_WHAT NEEDS TO BE DONE_: Leave out the pictures and copy everything else in the entries exactly.

start DATA SUPPLIED

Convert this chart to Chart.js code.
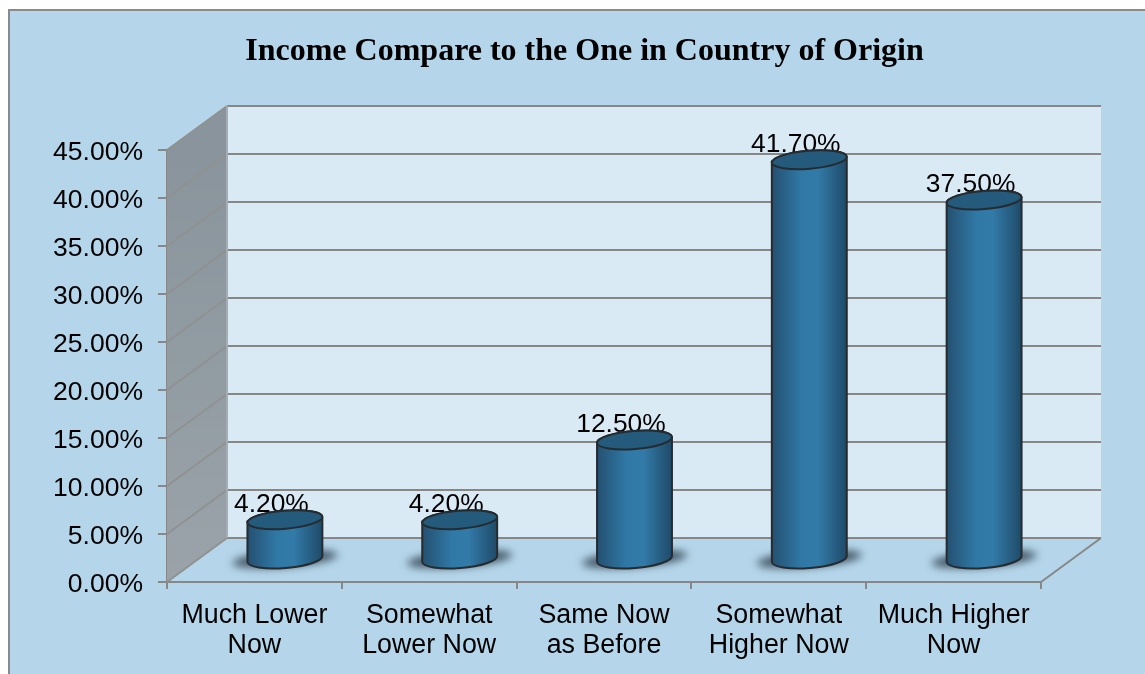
<!DOCTYPE html>
<html>
<head>
<meta charset="utf-8">
<script src="https://cdn.jsdelivr.net/npm/chart.js@4"></script>
<style>
html, body { margin: 0; background: #fff; overflow: hidden; height: 100%; }
#frame { position: absolute; left: 8px; top: 9px; width: 1149px; height: 663px; background: #b5d6ea; border-left: 2px solid #8a8a8a; border-top: 2px solid #8a8a8a; }
</style>
</head>
<body>
<div id="frame"><canvas id="incomeChart" width="1149" height="663"></canvas></div>
<script>
const categories = [['Much Lower', 'Now'], ['Somewhat', 'Lower Now'], ['Same Now', 'as Before'], ['Somewhat', 'Higher Now'], ['Much Higher', 'Now']];
const incomeValues = [4.2, 4.2, 12.5, 41.7, 37.5];
const chartTitle = 'Income Compare to the One in Country of Origin';

const depthX = 60;
const depthY = 44;
const lineColor = '#878787';

// title is centred on the whole canvas, not on the padded area
const titlePlugin = {
    id: 'titleSpan',
    afterLayout(chart) {
        chart.titleBlock.left = 0;
        chart.titleBlock.right = chart.width;
    }
};

// back wall, side wall and floor, using the axis pixels
const wallsPlugin = {
    id: 'walls',
    beforeDatasetsDraw(chart) {
        const ctx = chart.ctx;
        const x = chart.scales.x;
        const y = chart.scales.y;
        const top = y.getPixelForValue(45);
        const bottom = y.getPixelForValue(0);
        ctx.save();
        ctx.fillStyle = '#daeaf5';
        ctx.fillRect(x.left + depthX, top - depthY, x.width, bottom - top);

        const side = ctx.createLinearGradient(0, top, 0, bottom);
        side.addColorStop(0, '#89949c');
        side.addColorStop(1, '#9aa3a9');
        ctx.fillStyle = side;
        ctx.beginPath();
        ctx.moveTo(x.left, bottom);
        ctx.lineTo(x.left + depthX, bottom - depthY);
        ctx.lineTo(x.left + depthX, top - depthY);
        ctx.lineTo(x.left, top);
        ctx.closePath();
        ctx.fill();

        ctx.lineWidth = 2;
        y.ticks.forEach(function (t) {
            const py = y.getPixelForValue(t.value);
            ctx.strokeStyle = '#8f9290';
            ctx.beginPath();
            ctx.moveTo(x.left, py);
            ctx.lineTo(x.left + depthX, py - depthY);
            ctx.stroke();
            ctx.strokeStyle = lineColor;
            ctx.beginPath();
            ctx.moveTo(x.left + depthX, py - depthY);
            ctx.lineTo(x.right + depthX, py - depthY);
            ctx.stroke();
        });
        ctx.strokeStyle = '#a4adb3';
        ctx.beginPath();
        ctx.moveTo(x.left + depthX, top - depthY);
        ctx.lineTo(x.left + depthX, bottom - depthY);
        ctx.stroke();
        ctx.strokeStyle = lineColor;
        ctx.beginPath();
        ctx.moveTo(x.right, bottom);
        ctx.lineTo(x.right + depthX, bottom - depthY);
        ctx.stroke();
        ctx.restore();
    }
};

// cylinders sit halfway into the floor depth
const cylinderPlugin = {
    id: 'cylinders',
    afterDatasetsDraw(chart) {
        const ctx = chart.ctx;
        const bars = chart.getDatasetMeta(0).data;
        const tilt = -4.6 * Math.PI / 180;
        const ry = 9;
        ctx.save();

        bars.forEach(function (bar) {
            const cx = bar.x + depthX / 2 + 0.5;
            const baseY = bar.base - depthY / 2;
            ctx.save();
            ctx.filter = 'blur(4px)';
            ctx.fillStyle = 'rgba(25,40,55,0.75)';
            ctx.beginPath();
            ctx.ellipse(cx, baseY, bar.width * 0.7, 8, tilt, 0, Math.PI * 2);
            ctx.fill();
            ctx.restore();
        });

        ctx.font = '26.4px "Liberation Sans"';
        ctx.fillStyle = '#000';
        ctx.textAlign = 'center';
        ctx.textBaseline = 'alphabetic';
        bars.forEach(function (bar, i) {
            const cx = bar.x + depthX / 2 + 0.5;
            const topY = bar.y - depthY / 2;
            ctx.fillText(incomeValues[i].toFixed(2) + '%', cx - 13.5, topY - 8);
        });

        bars.forEach(function (bar) {
            const cx = bar.x + depthX / 2 + 0.5;
            const baseY = bar.base - depthY / 2;
            const topY = bar.y - depthY / 2;
            const rx = bar.width / 2;
            const body = ctx.createLinearGradient(cx - rx, 0, cx + rx, 0);
            body.addColorStop(0, '#245070');
            body.addColorStop(0.4, '#3079a7');
            body.addColorStop(0.62, '#327aa8');
            body.addColorStop(1, '#1f4a68');
            ctx.fillStyle = body;
            ctx.strokeStyle = '#262b30';
            ctx.lineWidth = 2;
            ctx.beginPath();
            ctx.ellipse(cx, baseY, rx, ry, tilt, 0, Math.PI);
            ctx.ellipse(cx, topY, rx, ry, tilt, Math.PI, Math.PI * 2);
            ctx.closePath();
            ctx.fill();
            ctx.stroke();
            ctx.fillStyle = '#245b7c';
            ctx.beginPath();
            ctx.ellipse(cx, topY, rx, ry, tilt, 0, Math.PI * 2);
            ctx.fill();
            ctx.stroke();
        });
        ctx.restore();
    }
};

new Chart(document.getElementById('incomeChart'), {
    type: 'bar',
    data: {
        labels: categories,
        datasets: [{
            label: 'Income',
            data: incomeValues,
            backgroundColor: 'transparent',
            borderWidth: 0,
            barPercentage: 0.43,
            categoryPercentage: 1
        }]
    },
    options: {
        responsive: false,
        animation: false,
        layout: { padding: { right: 118 } },
        scales: {
            x: {
                afterFit: function (s) { s.height = 92; },
                border: { color: lineColor, width: 2 },
                grid: { drawOnChartArea: false, color: lineColor, lineWidth: 2, tickLength: 7, offset: true },
                ticks: {
                    color: '#000',
                    maxRotation: 0,
                    autoSkip: false,
                    padding: 12,
                    font: { family: '"Liberation Sans"', size: 26.8, lineHeight: 1.12 }
                }
            },
            y: {
                min: 0,
                max: 45,
                afterFit: function (s) { s.width = 157; },
                border: { color: lineColor, width: 2 },
                grid: { drawOnChartArea: false, color: lineColor, lineWidth: 2, tickLength: 9 },
                ticks: {
                    stepSize: 5,
                    color: '#000',
                    padding: 15,
                    labelOffset: 3,
                    font: { family: '"Liberation Sans"', size: 26.5 },
                    callback: function (v) { return v.toFixed(2) + '%'; }
                }
            }
        },
        plugins: {
            legend: { display: false },
            tooltip: { enabled: false },
            title: {
                display: true,
                text: chartTitle,
                color: '#000',
                font: { family: '"Liberation Serif"', size: 32, weight: 'bold', lineHeight: 1.2 },
                padding: { top: 22, bottom: 78.6 }
            }
        }
    },
    plugins: [titlePlugin, wallsPlugin, cylinderPlugin]
});
</script>
</body>
</html>
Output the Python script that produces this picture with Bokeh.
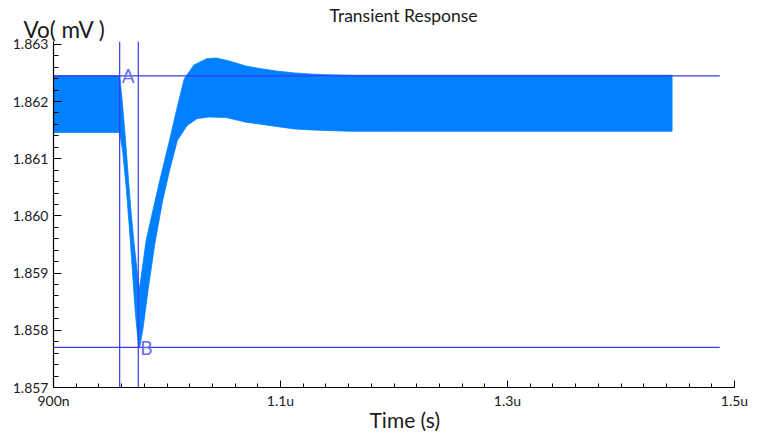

end DATA SUPPLIED

_REPLY_:
Convert this chart to Chart.js code.
<!DOCTYPE html>
<html>
<head>
<meta charset="utf-8">
<script src="https://cdn.jsdelivr.net/npm/chart.js@4"></script>
<style>
html, body { margin: 0; background: #fff; overflow: hidden; height: 100%; }
#frame { position: absolute; left: 8px; top: 9px; width: 1149px; height: 663px; background: #b5d6ea; border-left: 2px solid #8a8a8a; border-top: 2px solid #8a8a8a; }
</style>
</head>
<body>
<div id="frame"><canvas id="incomeChart" width="1149" height="663"></canvas></div>
<script>
const categories = [['Much Lower', 'Now'], ['Somewhat', 'Lower Now'], ['Same Now', 'as Before'], ['Somewhat', 'Higher Now'], ['Much Higher', 'Now']];
const incomeValues = [4.2, 4.2, 12.5, 41.7, 37.5];
const chartTitle = 'Income Compare to the One in Country of Origin';

const depthX = 60;
const depthY = 44;
const lineColor = '#878787';

// title is centred on the whole canvas, not on the padded area
const titlePlugin = {
    id: 'titleSpan',
    afterLayout(chart) {
        chart.titleBlock.left = 0;
        chart.titleBlock.right = chart.width;
    }
};

// back wall, side wall and floor, using the axis pixels
const wallsPlugin = {
    id: 'walls',
    beforeDatasetsDraw(chart) {
        const ctx = chart.ctx;
        const x = chart.scales.x;
        const y = chart.scales.y;
        const top = y.getPixelForValue(45);
        const bottom = y.getPixelForValue(0);
        ctx.save();
        ctx.fillStyle = '#daeaf5';
        ctx.fillRect(x.left + depthX, top - depthY, x.width, bottom - top);

        const side = ctx.createLinearGradient(0, top, 0, bottom);
        side.addColorStop(0, '#89949c');
        side.addColorStop(1, '#9aa3a9');
        ctx.fillStyle = side;
        ctx.beginPath();
        ctx.moveTo(x.left, bottom);
        ctx.lineTo(x.left + depthX, bottom - depthY);
        ctx.lineTo(x.left + depthX, top - depthY);
        ctx.lineTo(x.left, top);
        ctx.closePath();
        ctx.fill();

        ctx.lineWidth = 2;
        y.ticks.forEach(function (t) {
            const py = y.getPixelForValue(t.value);
            ctx.strokeStyle = '#8f9290';
            ctx.beginPath();
            ctx.moveTo(x.left, py);
            ctx.lineTo(x.left + depthX, py - depthY);
            ctx.stroke();
            ctx.strokeStyle = lineColor;
            ctx.beginPath();
            ctx.moveTo(x.left + depthX, py - depthY);
            ctx.lineTo(x.right + depthX, py - depthY);
            ctx.stroke();
        });
        ctx.strokeStyle = '#a4adb3';
        ctx.beginPath();
        ctx.moveTo(x.left + depthX, top - depthY);
        ctx.lineTo(x.left + depthX, bottom - depthY);
        ctx.stroke();
        ctx.strokeStyle = lineColor;
        ctx.beginPath();
        ctx.moveTo(x.right, bottom);
        ctx.lineTo(x.right + depthX, bottom - depthY);
        ctx.stroke();
        ctx.restore();
    }
};

// cylinders sit halfway into the floor depth
const cylinderPlugin = {
    id: 'cylinders',
    afterDatasetsDraw(chart) {
        const ctx = chart.ctx;
        const bars = chart.getDatasetMeta(0).data;
        const tilt = -4.6 * Math.PI / 180;
        const ry = 9;
        ctx.save();

        bars.forEach(function (bar) {
            const cx = bar.x + depthX / 2 + 0.5;
            const baseY = bar.base - depthY / 2;
            ctx.save();
            ctx.filter = 'blur(4px)';
            ctx.fillStyle = 'rgba(25,40,55,0.75)';
            ctx.beginPath();
            ctx.ellipse(cx, baseY, bar.width * 0.7, 8, tilt, 0, Math.PI * 2);
            ctx.fill();
            ctx.restore();
        });

        ctx.font = '26.4px "Liberation Sans"';
        ctx.fillStyle = '#000';
        ctx.textAlign = 'center';
        ctx.textBaseline = 'alphabetic';
        bars.forEach(function (bar, i) {
            const cx = bar.x + depthX / 2 + 0.5;
            const topY = bar.y - depthY / 2;
            ctx.fillText(incomeValues[i].toFixed(2) + '%', cx - 13.5, topY - 8);
        });

        bars.forEach(function (bar) {
            const cx = bar.x + depthX / 2 + 0.5;
            const baseY = bar.base - depthY / 2;
            const topY = bar.y - depthY / 2;
            const rx = bar.width / 2;
            const body = ctx.createLinearGradient(cx - rx, 0, cx + rx, 0);
            body.addColorStop(0, '#245070');
            body.addColorStop(0.4, '#3079a7');
            body.addColorStop(0.62, '#327aa8');
            body.addColorStop(1, '#1f4a68');
            ctx.fillStyle = body;
            ctx.strokeStyle = '#262b30';
            ctx.lineWidth = 2;
            ctx.beginPath();
            ctx.ellipse(cx, baseY, rx, ry, tilt, 0, Math.PI);
            ctx.ellipse(cx, topY, rx, ry, tilt, Math.PI, Math.PI * 2);
            ctx.closePath();
            ctx.fill();
            ctx.stroke();
            ctx.fillStyle = '#245b7c';
            ctx.beginPath();
            ctx.ellipse(cx, topY, rx, ry, tilt, 0, Math.PI * 2);
            ctx.fill();
            ctx.stroke();
        });
        ctx.restore();
    }
};

new Chart(document.getElementById('incomeChart'), {
    type: 'bar',
    data: {
        labels: categories,
        datasets: [{
            label: 'Income',
            data: incomeValues,
            backgroundColor: 'transparent',
            borderWidth: 0,
            barPercentage: 0.43,
            categoryPercentage: 1
        }]
    },
    options: {
        responsive: false,
        animation: false,
        layout: { padding: { right: 118 } },
        scales: {
            x: {
                afterFit: function (s) { s.height = 92; },
                border: { color: lineColor, width: 2 },
                grid: { drawOnChartArea: false, color: lineColor, lineWidth: 2, tickLength: 7, offset: true },
                ticks: {
                    color: '#000',
                    maxRotation: 0,
                    autoSkip: false,
                    padding: 12,
                    font: { family: '"Liberation Sans"', size: 26.8, lineHeight: 1.12 }
                }
            },
            y: {
                min: 0,
                max: 45,
                afterFit: function (s) { s.width = 157; },
                border: { color: lineColor, width: 2 },
                grid: { drawOnChartArea: false, color: lineColor, lineWidth: 2, tickLength: 9 },
                ticks: {
                    stepSize: 5,
                    color: '#000',
                    padding: 15,
                    labelOffset: 3,
                    font: { family: '"Liberation Sans"', size: 26.5 },
                    callback: function (v) { return v.toFixed(2) + '%'; }
                }
            }
        },
        plugins: {
            legend: { display: false },
            tooltip: { enabled: false },
            title: {
                display: true,
                text: chartTitle,
                color: '#000',
                font: { family: '"Liberation Serif"', size: 32, weight: 'bold', lineHeight: 1.2 },
                padding: { top: 22, bottom: 78.6 }
            }
        }
    },
    plugins: [titlePlugin, wallsPlugin, cylinderPlugin]
});
</script>
</body>
</html>
Output the Python script that produces this picture with Bokeh.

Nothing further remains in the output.